Surréalisme belge et surréalisme français
La revendication de rationalité dont témoigne la « problématologie » de Magritte doit tout à la personnalité de Paul Nougè, fondateur du surréalisme belge en 1926. Scientifique de formation, Nougè donne au mouvement une orientation distincte de son homologue parisien : plus « scientiste », rationnelle et matérialiste. Cette exigence de « conscience » conduit Magritte à faire précocement de son art un outil cognitif, au service de la pensée. Une ambition qui va se heurter aux convictions des surréalistes parisiens, dont le peintre belge se rapproche en 1927, alors qu’ils opèrent ce qu’André Breton nommera bientôt leur tournant « raisonnant ». L’Esthétique de Hegel, à qui ils empruntent sa « dialectique », leur offre la confirmation d’une préséance de la poésie sur toutes les formes d’art. Pour répondre à cet iconoclasme insidieux, Magritte publie en 1929 dans les pages de La Révolution surréaliste, un texte illustré dans lequel il analyse les rapports entre mots et images. La même année, il peint sa Trahison des images : aveu ironique du caractère mensonger qu’il feint de reconnaître à son art…

Les philosophes
Si les années d’avant-guerre sont celles de sa dispute avec les poètes, Magritte, après la seconde guerre mondiale, rencontre les philosophes. Après avoir écouté ses leçons, Magritte entre en contact épistolaire avec Alphonse de Waelhens, premier traducteur en français d’Être et temps de Martin Heidegger et commentateur de la philosophie de Maurice Merleau Ponty. Avec lui, il engage un débat sur le statut de la peinture. Magritte, à qui Waelhens a suggéré la lecture de L’oeil et l’esprit, lui fait ce rapport : « Le discours très brillant de Merleau-Ponty est fort agréable à lire, mais il ne fait guère songer à la peinture – dont il paraît traiter cependant. Je dois même dire que lorsque cela arrive, il parle de la peinture comme si l’on parlait d’une oeuvre philosophique en s’inquiétant du porte-plume et du papier qui ont servi à l’écrivain. ». Au début des années 1960, le peintre engage une correspondance nourrie avec Chaïm Perelman, professeur à l’Université Libre de Bruxelles, fondateur de la « Nouvelle Rhétorique ». Là encore, Magritte conteste toute tentative d’assujettissement philosophique de l’art. En 1966, il découvre Les Mots et les choses de Michel Foucault. Il engage aussitôt une correspondance avec son auteur. Des échanges de Foucault avec Magritte naîtra Ceci n’est pas une pipe, que le philosophe publiera en 1973.
L’ambition de Magritte de faire reconnaitre son art comme une forme accomplie d’expression de l’Esprit, n’aura cessé de se heurter à une tradition philosophique qui stigmatise la relation problématique des images avec le réel et la vérité. Par son vocabulaire iconographique délibérément restreint et son agencement à l’infini des mêmes objets : ombres, flamme, mots, corps morcelé, rideaux…, par ses mises en scène, la peinture de Magritte ressemble à une réfutation systématique des anathèmes dont la philosophie a pu accabler la peinture.
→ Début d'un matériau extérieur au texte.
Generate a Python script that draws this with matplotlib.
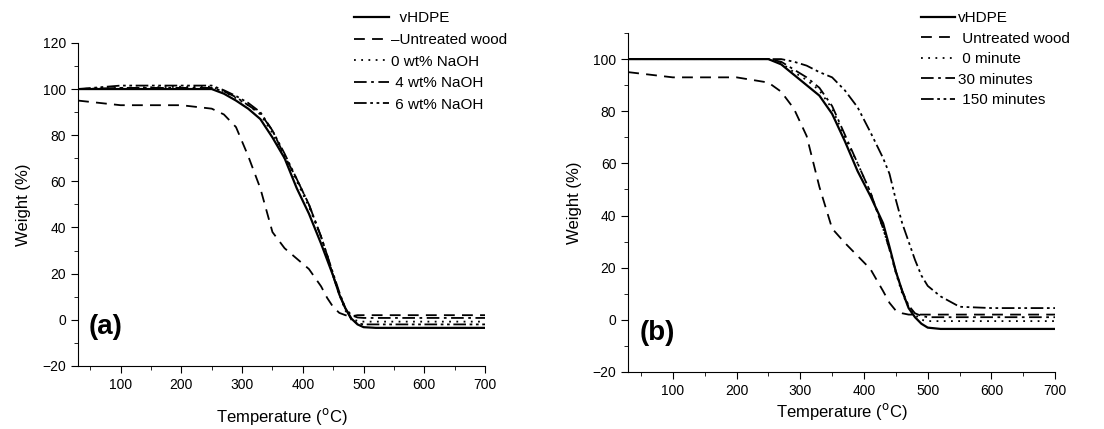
"""TGA curves of vHDPE and wood composites, panels (a) and (b)"""

import matplotlib
matplotlib.use('Agg')
import matplotlib.pyplot as plt
from matplotlib.ticker import MultipleLocator

plt.rcParams['font.family'] = ['Liberation Sans', 'DejaVu Sans']

# temperature grid shared by all curves (deg C)
temp = [30, 100, 200, 250, 270, 290, 310, 330, 350, 370, 390, 410, 430, 440,
        450, 460, 470, 480, 490, 500, 520, 550, 600, 700]

# panel (a): NaOH concentration
a_labels = ['  vHDPE', '\u2013Untreated wood', '0 wt% NaOH', ' 4 wt% NaOH', ' 6 wt% NaOH']
a_vhdpe = [100, 100, 100, 100, 98, 95, 91.5, 87, 79, 70, 57, 46, 33, 26,
           19, 11, 5, 0.5, -2, -3.2, -3.5, -3.5, -3.5, -3.5]
a_wood = [95, 93, 93, 91.5, 89, 83.5, 71, 57, 38, 31, 26.5, 22, 14.5, 9.5,
          5.5, 3, 2, 1.5, 2, 2, 2, 2, 2, 2]
a_naoh0 = [100, 100.5, 101, 101, 99, 96, 93, 89, 81, 70, 60, 49, 36, 28,
           19, 11, 4, 0.5, -0.5, -0.8, -0.8, -0.8, -0.8, -0.8]
a_naoh4 = [100, 100.5, 100.5, 100.5, 99, 96.5, 93, 89.5, 82, 71, 61, 50, 36, 28,
           19, 11, 5, 2, 1, 0.8, 0.8, 0.8, 0.8, 0.8]
a_naoh6 = [100, 101.5, 101.5, 101.5, 99.5, 97, 94, 90, 82, 72, 61, 50, 36, 28,
           20, 12, 5, 0, -1.5, -2, -2, -2, -2, -2]

# panel (b): treatment time
b_labels = ['vHDPE', ' Untreated wood', ' 0 minute', '30 minutes', ' 150 minutes']
b_vhdpe = [100, 100, 100, 100, 98, 94, 90, 86, 79, 68.5, 57, 47.5, 37, 28,
           18.5, 11, 4.5, 1, -1.5, -3, -3.5, -3.5, -3.5, -3.5]
b_wood = [95, 93, 93, 91, 87.5, 81, 70.5, 51, 35, 29.5, 24.5, 19.5, 11, 6.5,
          3.5, 2.5, 2, 2, 2, 2, 2, 2, 2, 2]
b_min0 = [100, 100, 100, 100, 98.5, 95, 92, 88, 81, 70, 60, 49, 35, 27,
          18, 10, 5, 2, 0, -0.5, -0.5, -0.5, -0.5, -0.5]
b_min30 = [100, 100, 100, 100, 99, 96, 93, 89, 82, 71, 60, 49, 35, 27,
           18.5, 11, 5.5, 2.5, 1.5, 1, 1, 1, 1, 1]
b_min150 = [100, 100, 100, 100, 100, 99, 97.5, 95, 93, 88, 81.5, 72, 62, 56,
            46, 37, 30, 23, 17, 13, 9, 5, 4.5, 4.5]

styles = [
    dict(linestyle='-', linewidth=1.6),
    dict(linestyle=(0, (6, 4)), linewidth=1.3),
    dict(linestyle=(0, (1, 3)), linewidth=1.3),
    dict(linestyle=(0, (7, 2.5, 1.5, 2.5)), linewidth=1.3),
    dict(linestyle=(0, (7, 2, 1.5, 2, 1.5, 2)), linewidth=1.3),
]

fig = plt.figure(figsize=(11.04, 4.29), dpi=100)
ax_a = fig.add_axes([0.0707, 0.147, 0.3687, 0.753])
ax_b = fig.add_axes([0.569, 0.133, 0.3868, 0.790])


def style_axis(ax, ylim, ytop_tick, xpad):
    ax.set_xlim(30, 700)
    ax.set_ylim(*ylim)
    ax.spines['top'].set_visible(False)
    ax.spines['right'].set_visible(False)
    ax.xaxis.set_major_locator(MultipleLocator(100))
    ax.xaxis.set_minor_locator(MultipleLocator(50))
    ax.set_yticks(range(-20, ytop_tick + 1, 20))
    ax.yaxis.set_minor_locator(MultipleLocator(10))
    ax.tick_params(which='major', direction='out', length=5, labelsize=10)
    ax.tick_params(which='minor', direction='out', length=3)
    ax.set_xlabel('Temperature ($^{\\mathrm{o}}$C)', fontsize=12, labelpad=xpad)
    ax.set_ylabel('Weight (%)', fontsize=12, labelpad=8)


series_a = [a_vhdpe, a_wood, a_naoh0, a_naoh4, a_naoh6]
for vals, lab, st in zip(series_a, a_labels, styles):
    ax_a.plot(temp, vals, color='black', label=lab, **st)
style_axis(ax_a, (-20, 120), 120, 10)
ax_a.text(48, -3, '(a)', fontsize=20, fontweight='bold', va='center')
ax_a.legend(loc='upper left', bbox_to_anchor=(0.315, 0.988), bbox_transform=fig.transFigure,
            frameon=False, fontsize=11, handlelength=2.3, handletextpad=0.15,
            labelspacing=0.5, borderaxespad=0)

series_b = [b_vhdpe, b_wood, b_min0, b_min30, b_min150]
for vals, lab, st in zip(series_b, b_labels, styles):
    ax_b.plot(temp, vals, color='black', label=lab, **st)
style_axis(ax_b, (-20, 110), 100, 2)
ax_b.text(48, -5, '(b)', fontsize=20, fontweight='bold', va='center')
ax_b.legend(loc='upper left', bbox_to_anchor=(0.829, 0.988), bbox_transform=fig.transFigure,
            frameon=False, fontsize=11, handlelength=2.2, handletextpad=0.2,
            labelspacing=0.42, borderaxespad=0)

fig.savefig('out.png', dpi=100)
Salle 2 : Les mots et les images
C’est avec les poètes qui constituent l’essentiel des rangs du surréalisme que Magritte engage son premier combat pour la revendication de la dignité intellectuelle de son art : un combat contre la « bêtise (supposée) des peintres » mené avant lui par Marcel Duchamp. Il prend la forme d’une enquête, publiée par la Révolution Surréaliste, sur le statut respectif des mots et des images, sur leur possible substitution. Il s’incarne également dans un tableau : La trahison des images, qui répond à la définition de la poésie, donnée quelques mois plus tôt par André breton et Paul Eluard : « la poésie est une pipe ». Une histoire conflictuelle des mots et des images qui s’enracine dans l’épisode biblique qui voit Moïse fracasser les tables de la Loi devant son peuple en proie à l’idolâtrie des images.
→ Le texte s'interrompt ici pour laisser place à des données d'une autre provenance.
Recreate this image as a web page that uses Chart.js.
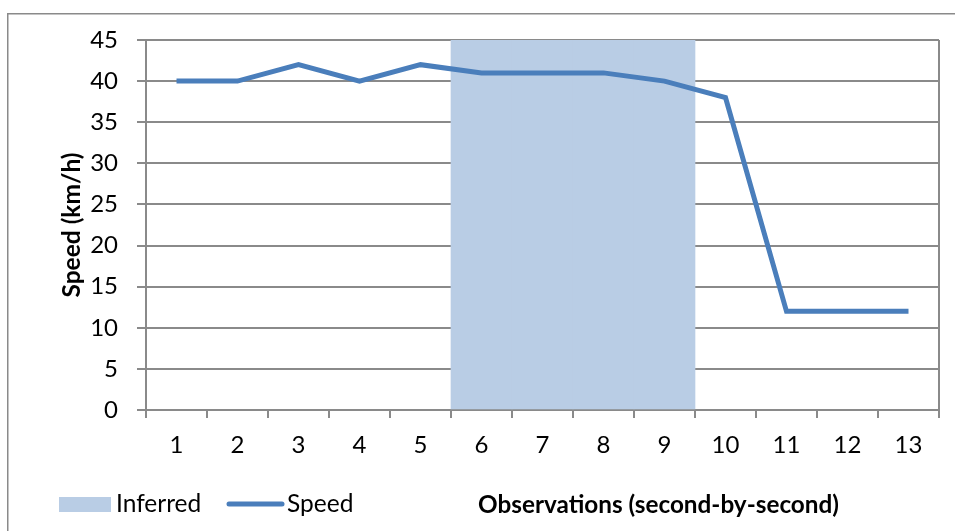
<!DOCTYPE html>
<html>
<head>
<meta charset="utf-8">
<script src="https://cdn.jsdelivr.net/npm/chart.js@4/dist/chart.umd.min.js"></script>
<style>
html,body{margin:0;padding:0;background:#fff;}
#wrap{width:955px;height:531px;}
</style>
</head>
<body>
<div id="wrap"><canvas id="c" width="955" height="531"></canvas></div>
<script>
const categories = ['1','2','3','4','5','6','7','8','9','10','11','12','13'];
const speedValues = [40, 40, 42, 40, 42, 41, 41, 41, 40, 38, 12, 12, 12];
const inferredValues = [null, null, null, null, null, 45, 45, 45, 45, null, null, null, null];
const yTicks = [0, 5, 10, 15, 20, 25, 30, 35, 40, 45];
const seriesNames = ['Inferred', 'Speed'];
const xTitle = 'Observations (second-by-second)';
const yTitle = 'Speed (km/h)';

const FONT = 'Lato';
const GRID = '#8a8a8a';
const LINE = '#4A7EBB';
const FILL = '#B9CDE5';

const decor = {
  id: 'decor',
  beforeDraw(chart) {
    const ctx = chart.ctx;
    ctx.save();
    ctx.fillStyle = '#fff';
    ctx.fillRect(0, 0, chart.width, chart.height);
    ctx.strokeStyle = GRID;
    ctx.lineWidth = 1.5;
    ctx.beginPath();
    ctx.moveTo(7.75, 1000);
    ctx.lineTo(7.75, 13.75);
    ctx.lineTo(1000, 13.75);
    ctx.stroke();
    ctx.restore();
  },
  afterDraw(chart) {
    const ctx = chart.ctx;
    const a = chart.chartArea;
    ctx.save();
    ctx.strokeStyle = GRID;
    ctx.lineWidth = 2;
    ctx.beginPath();
    ctx.moveTo(Math.round(a.right), a.top);
    ctx.lineTo(Math.round(a.right), a.bottom);
    ctx.stroke();
    const ly = 504;
    ctx.fillStyle = FILL;
    ctx.fillRect(59, 497, 52, 15);
    ctx.font = '24.5px ' + FONT;
    ctx.fillStyle = '#000';
    ctx.textBaseline = 'alphabetic';
    ctx.textAlign = 'left';
    ctx.fillText(seriesNames[0], 116, 512);
    ctx.strokeStyle = LINE;
    ctx.lineWidth = 5;
    ctx.lineCap = 'round';
    ctx.beginPath();
    ctx.moveTo(229, ly);
    ctx.lineTo(282, ly);
    ctx.stroke();
    ctx.fillText(seriesNames[1], 287, 512);
    ctx.font = 'bold 24.3px ' + FONT;
    ctx.textAlign = 'center';
    ctx.fillText(xTitle, 658.5, 513);
    ctx.restore();
  }
};

new Chart(document.getElementById('c'), {
  type: 'bar',
  data: {
    labels: categories,
    datasets: [
      {
        type: 'line',
        label: seriesNames[1],
        data: speedValues,
        borderColor: LINE,
        backgroundColor: LINE,
        borderWidth: 5,
        pointRadius: 0,
        tension: 0,
        borderCapStyle: 'butt',
        borderJoinStyle: 'miter',
        order: 0
      },
      {
        type: 'bar',
        label: seriesNames[0],
        data: inferredValues,
        backgroundColor: FILL,
        borderWidth: 0,
        barPercentage: 1,
        categoryPercentage: 1,
        order: 1
      }
    ]
  },
  plugins: [decor],
  options: {
    responsive: false,
    animation: false,
    devicePixelRatio: 1,
    layout: { padding: { top: 40, right: 16, left: 0, bottom: 0 } },
    plugins: {
      legend: { display: false },
      tooltip: { enabled: false },
      title: { display: false }
    },
    scales: {
      x: {
        type: 'category',
        offset: true,
        afterFit(scale) { scale.height = 121; },
        grid: {
          offset: true,
          drawOnChartArea: false,
          drawTicks: true,
          tickLength: 8,
          color: GRID,
          lineWidth: 2
        },
        border: { display: true, color: GRID, width: 2 },
        ticks: {
          font: { family: FONT, size: 24 },
          color: '#000',
          padding: 13,
          maxRotation: 0,
          autoSkip: false
        }
      },
      y: {
        min: 0,
        max: 45,
        afterFit(scale) { scale.width = 146; },
        afterBuildTicks(scale) { scale.ticks = yTicks.map(v => ({ value: v })); },
        grid: {
          color: GRID,
          lineWidth: 2,
          drawTicks: true,
          tickLength: 9
        },
        border: { display: true, color: GRID, width: 2 },
        ticks: {
          font: { family: FONT, size: 24 },
          color: '#000',
          padding: 19
        },
        title: {
          display: true,
          text: yTitle,
          font: { family: FONT, size: 24.5, weight: 'bold' },
          color: '#000',
          padding: { top: 57, bottom: 0 }
        }
      }
    }
  }
});
</script>
</body>
</html>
Salle 3 : L’invention de la peinture
C’est encore aux ombres que renvoie le récit de l’invention de la peinture par Pline L’Ancien dans son Histoire naturelle. De ce texte fondateur, Magritte retient trois éléments constitutifs de son vocabulaire : la bougie, l’ombre, la silhouette. Originellement « empreinte » du désir amoureux, la peinture devient l’objet d’une interrogation sur la capacité de l’art à restituer le réel.
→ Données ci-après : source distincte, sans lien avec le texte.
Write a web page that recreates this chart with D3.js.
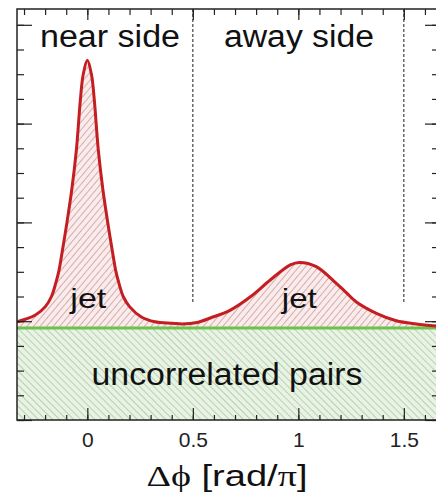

Salle 4 : Allégorie de la caverne
Aucun texte n’a autant contribué au discrédit philosophique des images, que l’allégorie de la caverne de Platon. Le philosophe y met en scène des prisonniers que leur confinement à l’intérieur d’une grotte trompe sur la réalité du monde. Certains exégètes y voient une mise en cause de nos représentations, fruits d’une perception tronquée de la réalité, condamnées à n’être qu’un jeu d’ombres, que les conventions et les habitudes nous font prendre pour la réalité elle-même. À plusieurs reprises, Magritte a explicitement illustré la fable platonicienne, isolant et recomposant les éléments qui la constituent : feu, perception depuis des espaces clos, grotte ou chambres ou maisons…

Salle 5 : Rideaux et trompe-l’oeil
Pline l’Ancien a fait des rideaux peints, le motif illustrant le plus parfaitement l’illusionnisme pictural. Rejouant le geste de Parrhasios, les peintres du Siècle d’or hollandais se sont plu à simuler l’existence d’un rideau dissimulant les natures mortes qu’ils reproduisaient avec un réalisme qui confinait au trompe-l’oeil. Vermeer et Rembrandt ont eux aussi usé de ce stratagème, exprimant leur distance ironique à l’égard de leur virtuosité réaliste. Magritte, le plus réaliste peut-être des peintres modernes, a également fait des rideaux l’attribut récurent de son art.

Salle 5 (bis) : La beauté composite
« Il ne crut pas pouvoir découvrir en un modèle unique tout son idéal de la beauté parfaite, parce qu’en aucun individu la nature n’a réalisé la perfection absolue. » relate Cicéron à propos de la genèse de la peinture d’une créature parfaite par le célèbre Zeuxis, léguant ainsi aux peintres le principe d’une beauté nécessairement composite. Magritte n’aura cessé de réinterpréter cette loi classique d’une beauté fragmentaire, de digresser picturalement à partir des lois harmoniques de la beauté classique, qui devient, sous son pinceau, une Folie des grandeurs.


L’exposition sera ouverte exceptionnellement à partir du 3 octobre 2016, tous les lundis soirs jusqu’à 23h. La Galerie 2 sera également accessible dès 10h les samedis, dimanches et jours fériés aux adhérents munis de leurs laissez-passer annuels.

L’exposition sera présentée dans un format concentré à la Schirn Kunsthalle Frankfurt, en Allemagne du 10 février au 5 juin 2017.